7.7.16

Road to nowhere

Portishead, “Roads”, in https://www.youtube.com/watch?v=Vg1jyL3cr60
Não me tentam nada as estradas que vão de um ponto a outro, de que sabemos à partida a quilometragem e a direcção; tentam-me as estradas que não vão dar a nenhum ponto. (...) Embarcar num navio que nunca chegará, rumar por mapa e bússola ou goniómetro para o porto que não existe; meter-se uma pessoa ao maior jogo, sem jogar. (...) Jogar a vida, mas não jogar nada dentro da vida”. Agostinho da Silva, in Sete Cartas a um Jovem Filósofo, 1945.

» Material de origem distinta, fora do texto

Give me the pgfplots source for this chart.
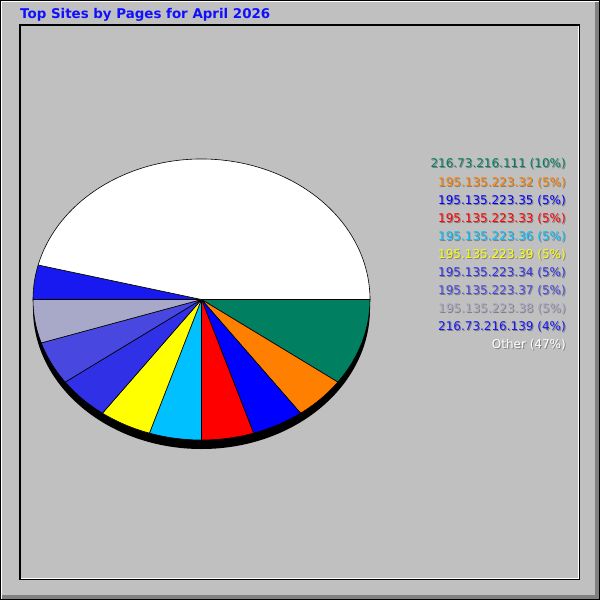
\documentclass[border=0pt]{standalone}
\usepackage{fontspec}
\setmainfont{DejaVu Sans}
\usepackage{pgfplots}
\usepackage{pgfplotstable}
\pgfplotsset{compat=1.18}

\definecolor{bg}{RGB}{192,192,192}
\definecolor{bevel}{RGB}{128,128,128}
\definecolor{titleblue}{RGB}{16,16,255}
\definecolor{c0}{RGB}{0,128,96}
\definecolor{c1}{RGB}{255,128,0}
\definecolor{c2}{RGB}{0,0,255}
\definecolor{c3}{RGB}{255,0,0}
\definecolor{c4}{RGB}{0,192,255}
\definecolor{c5}{RGB}{255,255,0}
\definecolor{c6}{RGB}{48,48,230}
\definecolor{c7}{RGB}{72,72,224}
\definecolor{c8}{RGB}{168,168,200}
\definecolor{c9}{RGB}{24,24,240}
\definecolor{c10}{RGB}{255,255,255}

\tikzset{legtext/.style={anchor=base east, inner sep=0pt,
    font=\fontsize{12bp}{14bp}\selectfont}}

% slice share (pct) and the rounded figure shown in the legend
\pgfplotstableread{
site           pct    shown col
216.73.216.111 10.00  10    c0
195.135.223.32 5.00   5     c1
195.135.223.35 5.00   5     c2
195.135.223.33 5.00   5     c3
195.135.223.36 5.00   5     c4
195.135.223.39 5.00   5     c5
195.135.223.34 5.00   5     c6
195.135.223.37 5.00   5     c7
195.135.223.38 5.00   5     c8
216.73.216.139 3.95   4     c9
Other          46.05  47    c10
}\piedata

\begin{document}
\begin{tikzpicture}
\begin{axis}[
    width=600bp, height=600bp,
    scale only axis,
    hide axis,
    xmin=0, xmax=600,
    ymin=0, ymax=600,
    y dir=reverse,
    enlargelimits=false,
    clip=false
]
% outer frame
\fill[black] (axis cs:0,0) rectangle (axis cs:600,600);
\fill[white] (axis cs:1,1) rectangle (axis cs:599,599);
\fill[bevel] (axis cs:2,2) rectangle (axis cs:599,599);
\fill[bg] (axis cs:2,2) rectangle (axis cs:595,595);
% inner panel
\fill[black] (axis cs:19,24) rectangle (axis cs:580,580);
\fill[white] (axis cs:21,26) rectangle (axis cs:579,579);
\fill[bg] (axis cs:21,26) rectangle (axis cs:578,578);

\node[anchor=base west, inner sep=0pt, text=titleblue,
      font=\fontsize{13.4bp}{15bp}\selectfont\bfseries]
  at (axis cs:20,19) {Top Sites by Pages for April 2026};

% depth of the pie
\fill[black] (axis cs:201.5,308.5) ellipse[x radius=168.5bp, y radius=140.5bp];

\def\acc{0}
\pgfplotsforeachungrouped \i in {0,...,10}{%
  \pgfplotstablegetelem{\i}{pct}\of\piedata \let\p\pgfplotsretval
  \pgfplotstablegetelem{\i}{col}\of\piedata \let\c\pgfplotsretval
  \pgfplotstablegetelem{\i}{site}\of\piedata \let\s\pgfplotsretval
  \pgfplotstablegetelem{\i}{shown}\of\piedata \let\w\pgfplotsretval
  \pgfmathsetmacro\aS{-3.6*\acc}
  \pgfmathsetmacro\acc{\acc+\p}
  \pgfmathsetmacro\aE{-3.6*\acc}
  \pgfmathsetmacro\ly{168+18*\i}
  \pgfmathsetmacro\lys{169+18*\i}
  \edef\temp{%
    \noexpand\filldraw[fill=\c, draw=black, line width=0.6bp, line join=round]
      (axis cs:201.5,299.5) -- ++(\aS:168.5bp and 140.5bp)
      arc[start angle=\aS, end angle=\aE, x radius=168.5bp, y radius=140.5bp]
      -- cycle;
    \noexpand\node[legtext, text=bevel] at (axis cs:567,\lys)
      {\s{} (\w\noexpand\%)};
    \noexpand\node[legtext, text=\c] at (axis cs:566,\ly)
      {\s{} (\w\noexpand\%)};
  }\temp
}
\end{axis}
\end{tikzpicture}
\end{document}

As estradas que apetecem: aquelas que não têm toponímia. Aquelas que parecem rastos perdidos no meio de uma imensidão que insinua o nada e, todavia, comporta tanta inteireza. Pois são essas estradas, as vadias estradas que fogem às estipulações, que se abraçam a árvores frondosas de onde vem o vento sem norte, indomável. As estradas que não precisam de mapa, ou aquelas que, em dele precisando, só pedem um mapa que seja uma folha em branco estendida no meio de um céu que é um campo de estrelas. Estradas que não se sabe onde nos levam. Apenas se sabendo que aportam algures, na incerteza do que comporta o algures que se desembainha quando a estrada chega a seu cabo. Estradas retas, estradas com curvas retorcidas, estradas que sulcam planícies que parecem não ter fim, estradas que devolvem os segredos da serrania, estradas que beijam a orla de um lago, estradas que demandam a companhia de um rio. No imperativo de não escrever um rumo; exatamente no seu avesso, deixando que o rumo seja a matéria espontânea que se compõe nos interstícios do ar arrecadado, sem que seja preciso perguntar à gente nativa como chegar a um lugar. Porque a estrada que se percorre é a antinomia de um lugar. Ou, em chegando a um lugar, é apenas uma etapa que deixa a sua transitória impressão. Recolhemos do céu, que é um campo de estrelas, os rudimentos que nos conduzem como se fossemos nómadas, errantes nómadas. Os olhos não se enamoram pela toponímia que empresta espessura às estradas convencionadas. A toponímia cerceia a identidade dos lugares, torna-os iguais. Por isso, a vida ganha-se nos dados lançados no grande e aleatório jogo onde se desenham as estradas sem norte. As estradas sem cais prometidos. No jogo sem sombras em estrada feita em campo aberto, à espera que do jogo se ensaie um devir magistral.